_Stated goal_
Only the lines from the one with "Clone this chart in Plotly.js." to the one with "Serif', 'Times New", both included, should be output, without any images.

_Provided data_
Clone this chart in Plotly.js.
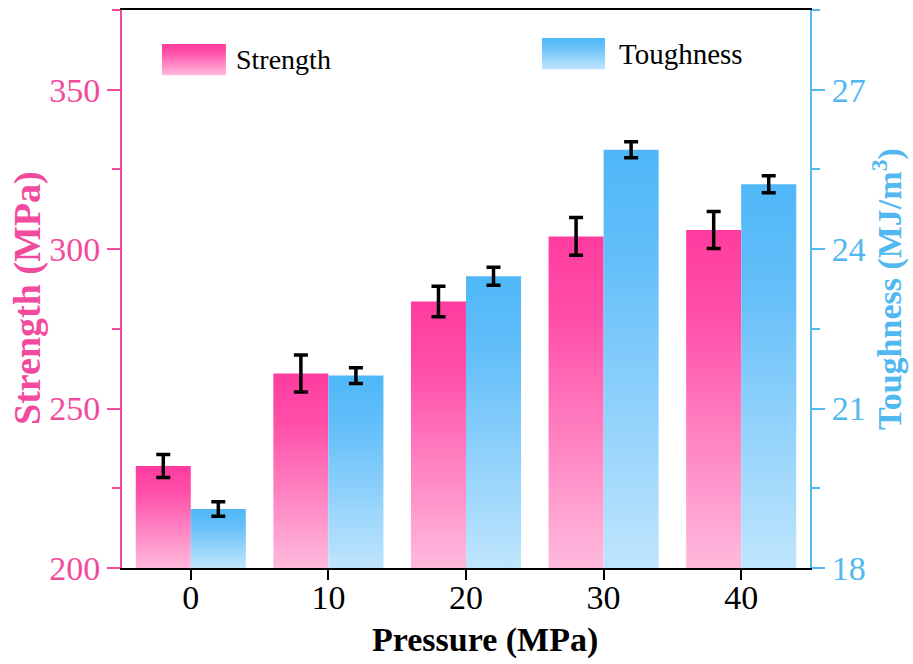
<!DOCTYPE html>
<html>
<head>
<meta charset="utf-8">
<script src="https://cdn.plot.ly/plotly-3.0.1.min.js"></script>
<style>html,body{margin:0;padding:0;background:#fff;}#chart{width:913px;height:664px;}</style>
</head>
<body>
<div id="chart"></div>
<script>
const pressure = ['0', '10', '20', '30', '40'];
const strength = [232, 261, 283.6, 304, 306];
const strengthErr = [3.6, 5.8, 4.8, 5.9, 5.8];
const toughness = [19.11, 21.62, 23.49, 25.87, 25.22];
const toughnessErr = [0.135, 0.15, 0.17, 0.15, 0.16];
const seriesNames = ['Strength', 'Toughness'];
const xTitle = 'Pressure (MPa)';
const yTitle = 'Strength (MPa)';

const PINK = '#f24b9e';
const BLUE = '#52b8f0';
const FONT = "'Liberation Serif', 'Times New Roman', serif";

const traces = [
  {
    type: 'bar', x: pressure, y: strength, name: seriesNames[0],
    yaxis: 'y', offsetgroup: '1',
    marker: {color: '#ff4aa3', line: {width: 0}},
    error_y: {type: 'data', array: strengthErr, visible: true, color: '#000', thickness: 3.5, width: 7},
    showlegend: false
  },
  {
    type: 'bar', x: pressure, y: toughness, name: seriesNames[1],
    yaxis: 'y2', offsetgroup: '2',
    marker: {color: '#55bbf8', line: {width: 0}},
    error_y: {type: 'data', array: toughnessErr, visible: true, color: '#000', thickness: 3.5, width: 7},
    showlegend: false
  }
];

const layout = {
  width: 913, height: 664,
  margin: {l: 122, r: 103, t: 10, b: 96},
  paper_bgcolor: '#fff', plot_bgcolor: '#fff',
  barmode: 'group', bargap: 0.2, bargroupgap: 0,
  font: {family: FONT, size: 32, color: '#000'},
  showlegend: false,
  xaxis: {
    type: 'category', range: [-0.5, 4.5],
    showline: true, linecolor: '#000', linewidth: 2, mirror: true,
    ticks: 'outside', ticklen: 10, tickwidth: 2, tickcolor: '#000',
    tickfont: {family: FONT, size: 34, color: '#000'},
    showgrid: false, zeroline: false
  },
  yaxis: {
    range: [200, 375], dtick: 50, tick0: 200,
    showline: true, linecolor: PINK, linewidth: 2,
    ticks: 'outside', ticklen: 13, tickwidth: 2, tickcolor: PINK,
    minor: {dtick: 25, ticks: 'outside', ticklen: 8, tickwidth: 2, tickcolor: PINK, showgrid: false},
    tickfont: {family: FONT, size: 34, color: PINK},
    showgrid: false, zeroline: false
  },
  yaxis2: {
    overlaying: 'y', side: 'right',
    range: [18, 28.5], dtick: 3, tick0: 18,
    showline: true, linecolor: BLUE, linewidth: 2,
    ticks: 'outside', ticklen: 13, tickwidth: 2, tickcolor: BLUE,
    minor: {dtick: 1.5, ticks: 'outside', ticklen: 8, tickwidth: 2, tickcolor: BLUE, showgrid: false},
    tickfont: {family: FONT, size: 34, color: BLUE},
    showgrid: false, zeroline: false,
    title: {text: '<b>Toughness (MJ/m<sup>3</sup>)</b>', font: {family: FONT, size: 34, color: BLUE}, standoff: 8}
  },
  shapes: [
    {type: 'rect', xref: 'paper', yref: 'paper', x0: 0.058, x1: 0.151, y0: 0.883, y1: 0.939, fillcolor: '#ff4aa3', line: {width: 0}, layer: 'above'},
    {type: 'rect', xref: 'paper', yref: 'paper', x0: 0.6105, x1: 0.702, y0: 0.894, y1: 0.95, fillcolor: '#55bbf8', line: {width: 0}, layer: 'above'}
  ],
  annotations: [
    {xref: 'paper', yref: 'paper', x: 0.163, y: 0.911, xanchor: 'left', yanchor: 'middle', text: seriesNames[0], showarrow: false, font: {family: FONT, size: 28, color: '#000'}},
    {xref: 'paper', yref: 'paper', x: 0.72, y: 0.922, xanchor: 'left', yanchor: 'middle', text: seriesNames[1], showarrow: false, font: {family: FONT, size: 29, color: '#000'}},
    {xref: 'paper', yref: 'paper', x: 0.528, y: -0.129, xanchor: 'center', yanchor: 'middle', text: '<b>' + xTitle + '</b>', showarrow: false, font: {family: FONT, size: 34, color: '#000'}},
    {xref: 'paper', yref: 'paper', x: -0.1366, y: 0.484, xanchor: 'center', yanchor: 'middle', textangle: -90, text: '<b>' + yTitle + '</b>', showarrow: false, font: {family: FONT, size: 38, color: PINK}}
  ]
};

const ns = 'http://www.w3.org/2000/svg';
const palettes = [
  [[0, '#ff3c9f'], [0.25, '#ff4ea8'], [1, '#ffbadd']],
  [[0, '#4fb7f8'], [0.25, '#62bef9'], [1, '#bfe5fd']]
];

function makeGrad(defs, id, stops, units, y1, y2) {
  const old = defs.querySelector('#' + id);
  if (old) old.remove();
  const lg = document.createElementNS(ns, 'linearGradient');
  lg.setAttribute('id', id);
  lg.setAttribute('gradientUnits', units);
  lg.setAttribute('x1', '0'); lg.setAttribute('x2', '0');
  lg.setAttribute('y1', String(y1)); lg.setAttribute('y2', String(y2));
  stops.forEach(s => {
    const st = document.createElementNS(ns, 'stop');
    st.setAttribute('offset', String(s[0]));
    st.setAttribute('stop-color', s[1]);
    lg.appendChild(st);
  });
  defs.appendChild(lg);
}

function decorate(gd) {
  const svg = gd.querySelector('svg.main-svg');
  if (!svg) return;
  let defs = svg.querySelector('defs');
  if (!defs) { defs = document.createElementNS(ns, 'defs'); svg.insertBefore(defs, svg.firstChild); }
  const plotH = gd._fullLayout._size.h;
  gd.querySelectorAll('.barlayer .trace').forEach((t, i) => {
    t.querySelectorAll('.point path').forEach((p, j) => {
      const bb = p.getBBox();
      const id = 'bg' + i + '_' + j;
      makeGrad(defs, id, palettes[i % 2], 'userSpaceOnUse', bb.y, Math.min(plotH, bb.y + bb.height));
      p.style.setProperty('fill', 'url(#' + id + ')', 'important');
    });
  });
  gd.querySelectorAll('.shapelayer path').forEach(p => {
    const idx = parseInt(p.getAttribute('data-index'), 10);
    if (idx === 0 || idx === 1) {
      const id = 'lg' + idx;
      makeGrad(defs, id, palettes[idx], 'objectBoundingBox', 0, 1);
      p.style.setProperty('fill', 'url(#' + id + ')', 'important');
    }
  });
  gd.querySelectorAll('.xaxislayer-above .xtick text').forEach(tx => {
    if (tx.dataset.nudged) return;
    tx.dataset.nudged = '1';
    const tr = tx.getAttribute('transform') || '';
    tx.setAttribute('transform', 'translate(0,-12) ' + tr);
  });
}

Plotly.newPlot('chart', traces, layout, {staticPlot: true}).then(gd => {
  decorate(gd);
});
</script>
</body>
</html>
--
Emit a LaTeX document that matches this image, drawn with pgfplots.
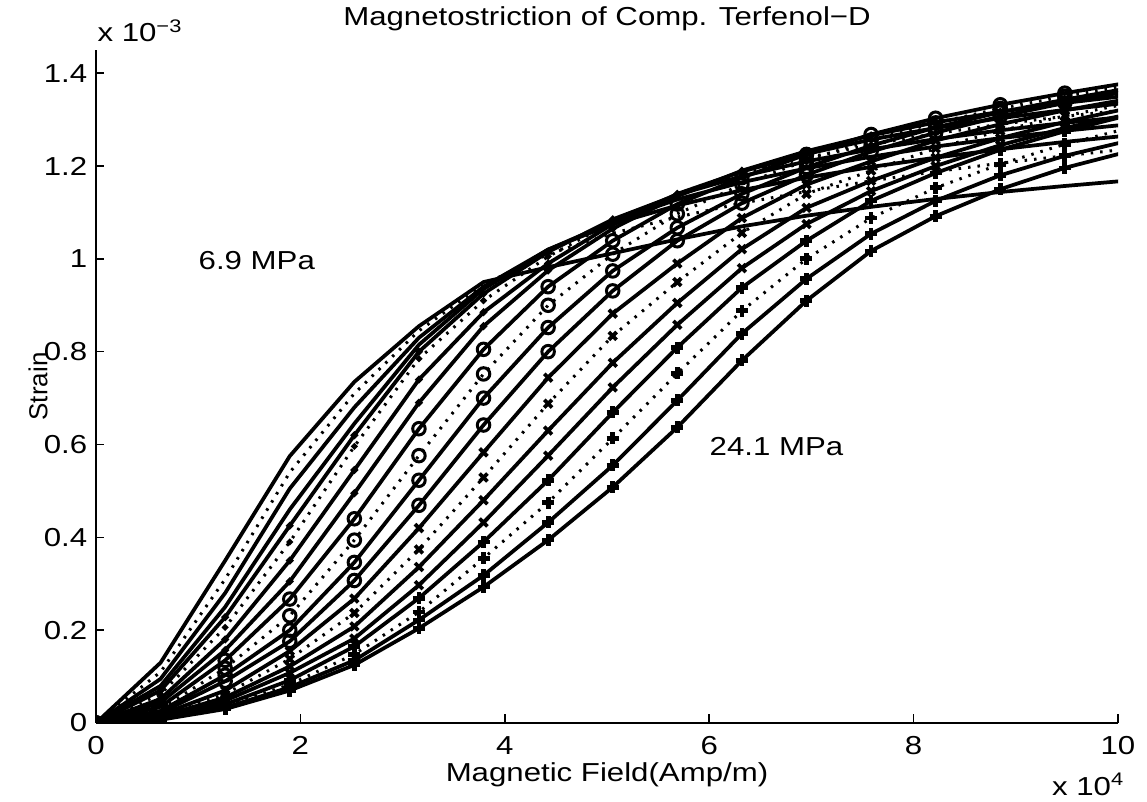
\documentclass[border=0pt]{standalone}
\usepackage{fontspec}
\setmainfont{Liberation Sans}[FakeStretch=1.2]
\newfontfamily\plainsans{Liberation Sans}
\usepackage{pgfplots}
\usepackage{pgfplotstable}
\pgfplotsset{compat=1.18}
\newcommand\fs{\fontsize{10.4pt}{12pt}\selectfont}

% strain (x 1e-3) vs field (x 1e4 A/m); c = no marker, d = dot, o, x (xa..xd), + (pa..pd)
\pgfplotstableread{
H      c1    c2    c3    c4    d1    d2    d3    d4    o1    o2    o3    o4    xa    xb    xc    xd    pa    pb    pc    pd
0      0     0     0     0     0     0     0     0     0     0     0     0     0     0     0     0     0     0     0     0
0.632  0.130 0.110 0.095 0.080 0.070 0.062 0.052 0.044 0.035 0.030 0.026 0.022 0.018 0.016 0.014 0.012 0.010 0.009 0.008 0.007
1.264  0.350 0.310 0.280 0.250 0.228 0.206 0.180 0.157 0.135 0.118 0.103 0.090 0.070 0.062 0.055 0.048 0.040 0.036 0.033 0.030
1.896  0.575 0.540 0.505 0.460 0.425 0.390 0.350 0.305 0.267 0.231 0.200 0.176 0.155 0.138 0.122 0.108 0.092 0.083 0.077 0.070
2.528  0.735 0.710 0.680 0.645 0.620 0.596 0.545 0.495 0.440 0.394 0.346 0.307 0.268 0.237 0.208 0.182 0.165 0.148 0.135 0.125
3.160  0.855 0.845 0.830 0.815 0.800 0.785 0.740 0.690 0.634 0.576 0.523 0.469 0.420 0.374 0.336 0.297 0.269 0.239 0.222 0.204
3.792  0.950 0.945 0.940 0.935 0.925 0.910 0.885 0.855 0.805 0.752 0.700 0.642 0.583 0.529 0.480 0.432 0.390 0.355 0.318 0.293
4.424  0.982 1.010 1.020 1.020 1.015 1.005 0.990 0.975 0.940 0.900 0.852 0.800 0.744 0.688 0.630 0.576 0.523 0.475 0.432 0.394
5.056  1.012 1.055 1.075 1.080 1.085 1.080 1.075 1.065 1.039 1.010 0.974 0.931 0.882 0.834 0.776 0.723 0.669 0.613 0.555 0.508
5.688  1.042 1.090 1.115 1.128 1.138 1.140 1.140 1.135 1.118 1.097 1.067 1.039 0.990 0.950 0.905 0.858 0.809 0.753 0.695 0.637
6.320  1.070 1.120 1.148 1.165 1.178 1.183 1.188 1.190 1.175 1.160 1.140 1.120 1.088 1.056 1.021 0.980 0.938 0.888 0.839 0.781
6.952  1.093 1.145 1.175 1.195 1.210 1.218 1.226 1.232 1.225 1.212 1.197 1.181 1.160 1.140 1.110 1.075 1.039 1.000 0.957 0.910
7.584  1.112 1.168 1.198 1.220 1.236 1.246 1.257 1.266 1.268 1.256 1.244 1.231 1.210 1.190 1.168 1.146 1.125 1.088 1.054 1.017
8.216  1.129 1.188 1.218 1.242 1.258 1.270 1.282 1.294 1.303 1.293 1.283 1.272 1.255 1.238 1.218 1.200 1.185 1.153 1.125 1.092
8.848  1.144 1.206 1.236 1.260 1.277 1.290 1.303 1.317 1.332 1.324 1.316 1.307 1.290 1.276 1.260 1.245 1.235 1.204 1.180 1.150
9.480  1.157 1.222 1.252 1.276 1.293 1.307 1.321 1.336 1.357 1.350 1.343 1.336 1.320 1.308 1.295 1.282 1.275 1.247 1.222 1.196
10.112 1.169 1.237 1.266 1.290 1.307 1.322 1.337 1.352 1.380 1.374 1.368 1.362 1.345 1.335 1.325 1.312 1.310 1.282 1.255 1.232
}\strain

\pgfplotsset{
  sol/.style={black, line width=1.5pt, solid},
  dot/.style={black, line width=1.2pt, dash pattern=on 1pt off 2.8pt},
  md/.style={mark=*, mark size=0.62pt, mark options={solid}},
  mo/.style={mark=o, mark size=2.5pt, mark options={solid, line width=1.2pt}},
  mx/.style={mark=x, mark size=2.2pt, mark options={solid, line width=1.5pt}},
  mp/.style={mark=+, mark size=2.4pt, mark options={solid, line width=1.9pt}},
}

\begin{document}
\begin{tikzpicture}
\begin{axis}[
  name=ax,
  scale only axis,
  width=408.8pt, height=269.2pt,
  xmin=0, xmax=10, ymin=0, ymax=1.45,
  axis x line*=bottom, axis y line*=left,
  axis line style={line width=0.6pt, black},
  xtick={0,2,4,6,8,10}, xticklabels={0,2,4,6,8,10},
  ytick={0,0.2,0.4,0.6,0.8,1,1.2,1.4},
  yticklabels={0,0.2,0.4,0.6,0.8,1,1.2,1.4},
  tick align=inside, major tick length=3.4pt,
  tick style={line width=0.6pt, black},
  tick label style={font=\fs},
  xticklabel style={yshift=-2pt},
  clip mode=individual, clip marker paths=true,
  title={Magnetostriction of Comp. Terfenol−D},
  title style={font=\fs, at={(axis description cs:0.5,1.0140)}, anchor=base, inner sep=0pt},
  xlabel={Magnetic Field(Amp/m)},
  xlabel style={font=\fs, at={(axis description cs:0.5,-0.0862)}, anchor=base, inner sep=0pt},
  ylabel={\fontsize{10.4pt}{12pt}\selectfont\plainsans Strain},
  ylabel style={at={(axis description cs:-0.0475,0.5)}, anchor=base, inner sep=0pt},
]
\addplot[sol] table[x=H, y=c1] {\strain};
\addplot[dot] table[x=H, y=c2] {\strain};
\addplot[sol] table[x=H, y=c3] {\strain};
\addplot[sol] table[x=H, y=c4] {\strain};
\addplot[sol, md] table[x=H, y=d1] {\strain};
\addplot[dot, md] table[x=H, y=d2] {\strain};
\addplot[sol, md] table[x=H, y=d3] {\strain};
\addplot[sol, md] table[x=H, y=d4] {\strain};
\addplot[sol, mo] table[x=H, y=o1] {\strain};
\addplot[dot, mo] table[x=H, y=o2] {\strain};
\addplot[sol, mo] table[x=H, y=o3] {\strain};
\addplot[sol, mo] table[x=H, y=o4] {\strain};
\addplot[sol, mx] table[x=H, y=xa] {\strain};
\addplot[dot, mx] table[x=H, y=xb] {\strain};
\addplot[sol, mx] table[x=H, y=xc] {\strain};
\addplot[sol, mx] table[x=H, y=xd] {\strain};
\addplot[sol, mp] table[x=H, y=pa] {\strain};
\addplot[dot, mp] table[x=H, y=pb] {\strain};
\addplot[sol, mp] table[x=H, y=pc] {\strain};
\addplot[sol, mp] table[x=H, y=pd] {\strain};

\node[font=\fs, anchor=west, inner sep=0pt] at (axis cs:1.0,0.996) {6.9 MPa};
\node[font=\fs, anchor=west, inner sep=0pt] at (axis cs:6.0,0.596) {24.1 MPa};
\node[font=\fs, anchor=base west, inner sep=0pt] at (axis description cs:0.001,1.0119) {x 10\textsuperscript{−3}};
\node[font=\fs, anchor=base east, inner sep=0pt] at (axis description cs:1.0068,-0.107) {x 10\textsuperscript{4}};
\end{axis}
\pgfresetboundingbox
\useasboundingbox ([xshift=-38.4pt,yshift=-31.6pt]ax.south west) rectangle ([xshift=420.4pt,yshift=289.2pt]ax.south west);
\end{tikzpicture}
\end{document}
==
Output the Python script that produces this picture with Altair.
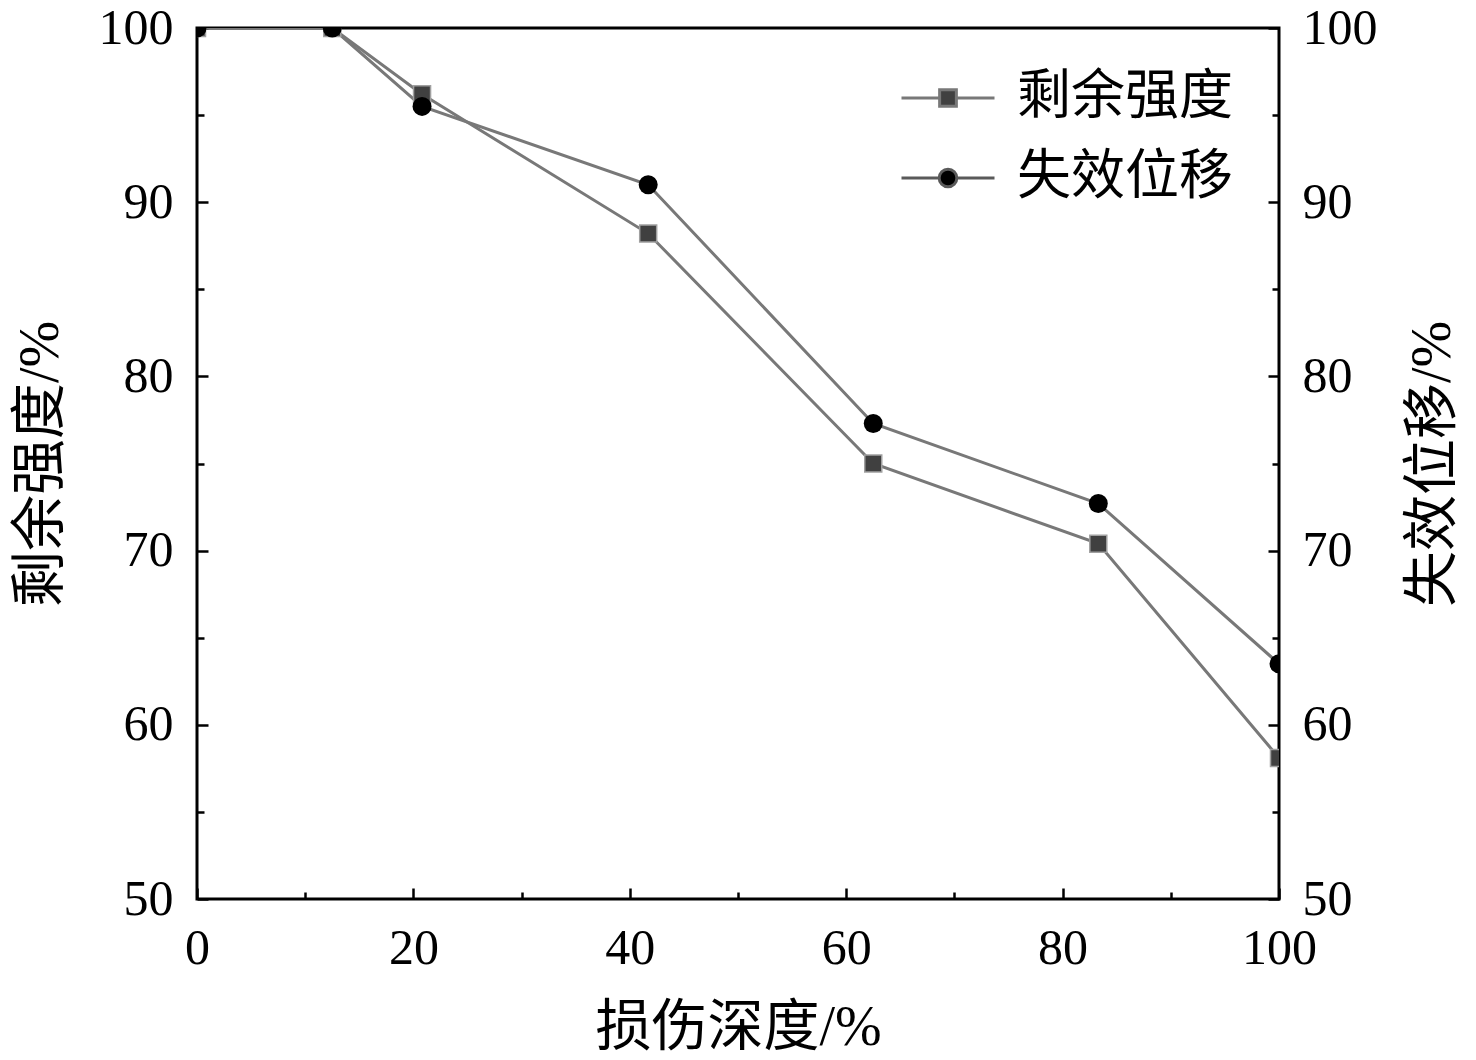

_Reply_
Clone this chart in Plotly.js.
<!DOCTYPE html>
<html>
<head>
<meta charset="utf-8">
<script src="https://cdn.plot.ly/plotly-3.0.1.min.js"></script>
<style>html,body{margin:0;padding:0;background:#fff;}#chart{width:913px;height:664px;}</style>
</head>
<body>
<div id="chart"></div>
<script>
const pressure = ['0', '10', '20', '30', '40'];
const strength = [232, 261, 283.6, 304, 306];
const strengthErr = [3.6, 5.8, 4.8, 5.9, 5.8];
const toughness = [19.11, 21.62, 23.49, 25.87, 25.22];
const toughnessErr = [0.135, 0.15, 0.17, 0.15, 0.16];
const seriesNames = ['Strength', 'Toughness'];
const xTitle = 'Pressure (MPa)';
const yTitle = 'Strength (MPa)';

const PINK = '#f24b9e';
const BLUE = '#52b8f0';
const FONT = "'Liberation Serif', 'Times New Roman', serif";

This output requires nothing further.